# Сайт > Главный раздел > Замечания, пожелания и предложения >  Обсуждение темы для форума - cars

## Sanych

Вопросы, замечания, предложения.

----------


## Banderlogen

Напишите где какие цвета-шрифты поменять.
Про лаги чата я уже в курсе.

----------


## Akasey

Дима или Саныч посмотрите функцию цитирования, что-то она не фурычит

----------


## Pasha_49

Тема понравилась, приятная) На глюки не обращаю внимания пока

----------


## Alex

Стиль классный, но у меня почему то при его использовании неправильно открываются страницы форума. В качестве примера, текст сообщения при применении спойлеров отображается не верно. Т.Е. текс не прячится по спойлер, а весь отображается

----------


## Banderlogen

> функцию цитирования





> при применении спойлеров


вероятно, надо просто применить нужные моды для данного стиля

----------


## Sanych

> Спойлеры и цитаты теперь должны работать

----------


## Sanych

Надо теперь решать проблему с выделением ника в чате.

----------


## Asteriks

Внешнее оформление нравится. 
Вверху картинка слишком маленькая. Если уж она одна, то делай побольше, а если под фото - то как карты, штуки 3 , но не больше. Веером. 
Шрифт и его цвет на кнопках в темах очень красивый, а в чате цвет меня доканал за 5 минут. Может, остальные зрячие, а мне в напряг. То же самое в названиях разделов. И сам цвет, и цвет при нажатии. Не нравится, бледный.
Спасибо не надо говорить.

----------


## Banderlogen

> а если под фото - то как карты


ок



> а в чате цвет меня доканал за 5 минут


цвет этот, кстати, такой же, как цвет фона в сообщениях обычной темы. Возможно комбинация неудачная. Возможно у тебя монитор плохо настроен. Возможно у меня в голове сдвиг.

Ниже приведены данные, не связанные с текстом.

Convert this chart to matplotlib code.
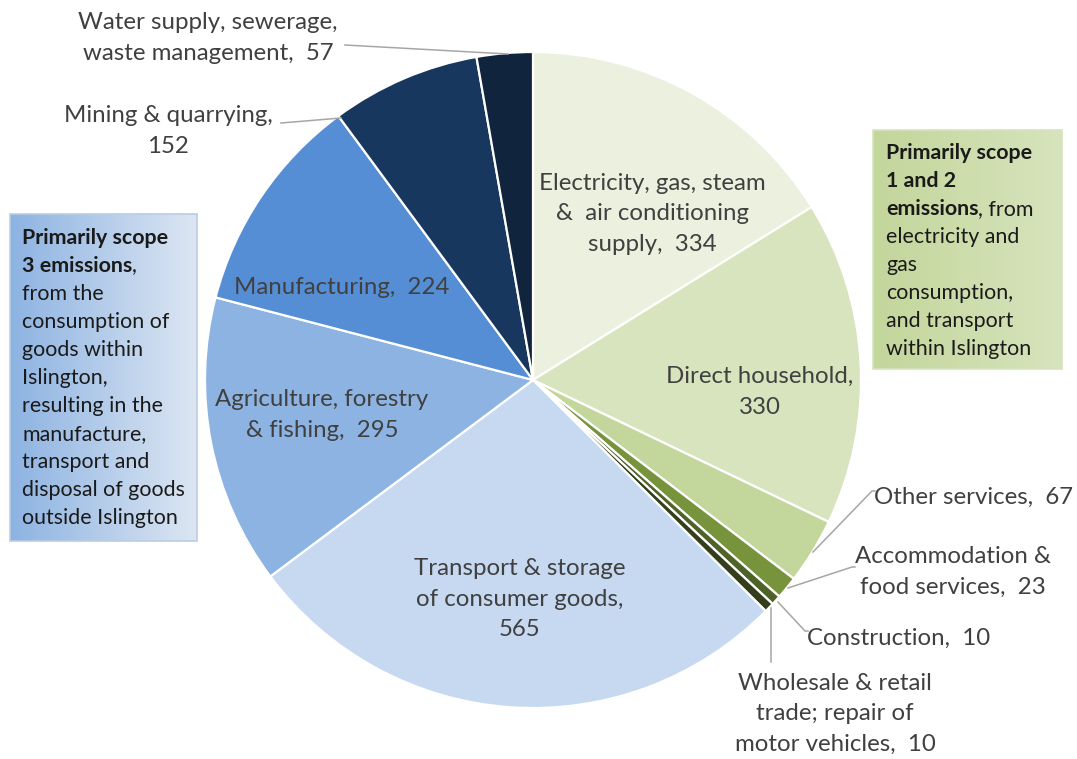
import matplotlib.pyplot as plt
import numpy as np

plt.rcParams['font.family'] = ['Lato', 'DejaVu Sans']

# Emissions by sector, clockwise from 12 o'clock
sectors = [
    'Electricity, gas, steam\n&  air conditioning\nsupply',
    'Direct household',
    'Other services',
    'Accommodation &\nfood services',
    'Construction',
    'Wholesale & retail\ntrade; repair of\nmotor vehicles',
    'Transport & storage\nof consumer goods',
    'Agriculture, forestry\n& fishing',
    'Manufacturing',
    'Mining & quarrying',
    'Water supply, sewerage,\nwaste management',
]
values = [334, 330, 67, 23, 10, 10, 565, 295, 224, 152, 57]
colors = ['#ebf1de', '#d7e4bd', '#c3d69b', '#77933c', '#4f6228', '#333f1a',
          '#c6d9f1', '#8db3e2', '#558ed5', '#17375e', '#10243e']

# label text: name plus value, the way the workbook writes it
labels = [
    'Electricity, gas, steam\n&  air conditioning\nsupply,  334',
    'Direct household,\n330',
    'Other services,  67',
    'Accommodation &\nfood services,  23',
    'Construction,  10',
    'Wholesale & retail\ntrade; repair of\nmotor vehicles,  10',
    'Transport & storage\nof consumer goods,\n565',
    'Agriculture, forestry\n& fishing,  295',
    'Manufacturing,  224',
    'Mining & quarrying,\n152',
    'Water supply, sewerage,\nwaste management,  57',
]

W, H = 1077, 759
fig = plt.figure(figsize=(W / 100, H / 100), dpi=100)
ax = fig.add_axes([0, 0, 1, 1])

cx, cy, r = 533, H - 380, 328
ax.pie(values, colors=colors, startangle=90, counterclock=False,
       center=(cx, cy), radius=r,
       wedgeprops=dict(edgecolor='white', linewidth=1.6))
ax.set_xlim(0, W)
ax.set_ylim(0, H)
ax.set_aspect('equal')
ax.axis('off')

txt = '#404040'
fs = 17.3

# label centres (image pixels, y from top)
label_pos = [
    (652, 214), (760, 392), (974, 497), (953, 572), (899, 638),
    (835, 714), (520, 599), (322, 415), (342, 288), (168, 131), (208, 38),
]
for lab, (x, y) in zip(labels, label_pos):
    ax.text(x, H - y, lab, ha='center', va='center', fontsize=fs,
            color=txt, linespacing=1.55)

# leader lines
leaders = [
    [(345, 45), (508, 54)],
    [(281, 123), (341, 118)],
    [(875, 491), (872, 491), (813, 552)],
    [(855, 567), (852, 567), (788, 588)],
    [(808, 631), (805, 631), (778, 602)],
    [(771, 662), (771, 608)],
]
for pts in leaders:
    xs = [p[0] for p in pts]
    ys = [H - p[1] for p in pts]
    ax.plot(xs, ys, color='#a6a6a6', lw=1.1, zorder=3)


def gradient_box(x0, y0, x1, y1, c_left, c_right, edge):
    grad = np.linspace(0, 1, 256)[None, :, None]
    cl = np.array(plt.matplotlib.colors.to_rgb(c_left))[None, None, :]
    cr = np.array(plt.matplotlib.colors.to_rgb(c_right))[None, None, :]
    img = cl * (1 - grad) + cr * grad
    ax.imshow(img, extent=(x0, x1, H - y1, H - y0), aspect='auto', zorder=4)
    ax.add_patch(plt.Rectangle((x0, H - y1), x1 - x0, y1 - y0, fill=False,
                               edgecolor=edge, lw=1.2, zorder=5))


gradient_box(10, 214, 197, 541, '#8db3e2', '#dce6f2', '#b9cde5')
gradient_box(873, 130, 1062, 369, '#c3d69b', '#d7e4bd', '#d7e4bd')
ax.set_xlim(0, W)
ax.set_ylim(0, H)

fig.canvas.draw()
renderer = fig.canvas.get_renderer()
box_fs = 15.4


def rich_line(x, y, parts):
    # parts: list of (text, bold)
    for s, bold in parts:
        t = ax.text(x, H - y, s, ha='left', va='center', fontsize=box_fs,
                    color='#1a1a1a', fontweight='bold' if bold else 'normal',
                    zorder=6)
        bb = t.get_window_extent(renderer)
        x += bb.width


left_lines = [
    [('Primarily scope', True)],
    [('3 emissions', True), (',', False)],
    [('from the', False)],
    [('consumption of', False)],
    [('goods within', False)],
    [('Islington,', False)],
    [('resulting in the', False)],
    [('manufacture,', False)],
    [('transport and', False)],
    [('disposal of goods', False)],
    [('outside Islington', False)],
]
for i, parts in enumerate(left_lines):
    rich_line(22, 238 + i * 28, parts)

right_lines = [
    [('Primarily scope', True)],
    [('1 and 2', True)],
    [('emissions', True), (', from', False)],
    [('electricity and', False)],
    [('gas', False)],
    [('consumption,', False)],
    [('and transport', False)],
    [('within Islington', False)],
]
for i, parts in enumerate(right_lines):
    rich_line(886, 153 + i * 28, parts)

fig.savefig('out.png', dpi=100)
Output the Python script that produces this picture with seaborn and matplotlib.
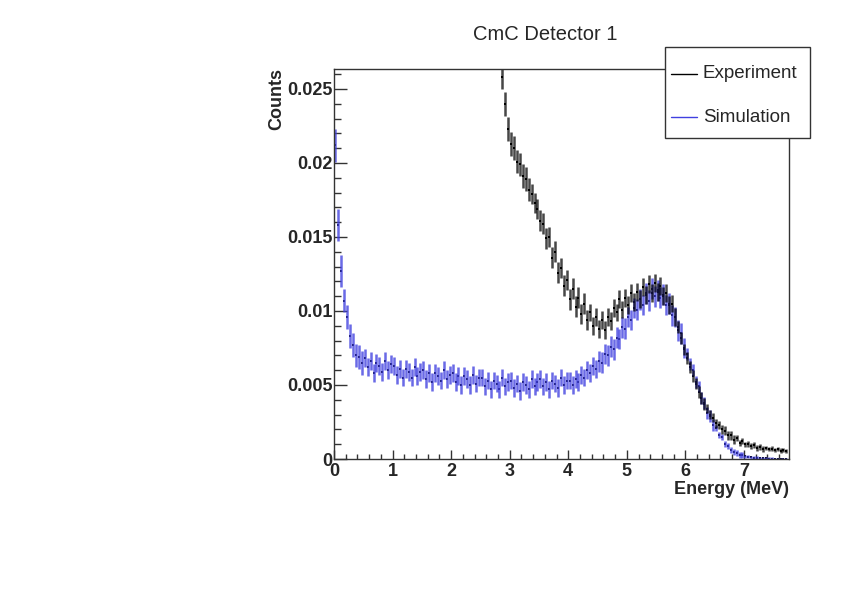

> в названиях разделов. И сам цвет, и цвет при нажатии


при нажатии явно некрасивый. А сам цвет какой может быть лучше белого?

----------


## Asteriks

В чате давит ЛС своей схожестью с личкой. Я тебе впечатления свои описала, соглашаться со мной не надо. Я пока стандартной пользуюсь.

----------


## Irina

А куда пропал переход на портал?

----------


## Sanych

А его больше нет. Ни кому он оказался не нужен. Да и мне по сути то же.

----------


## Jemal

А еще поисковик не работает - выдает ошибку.

----------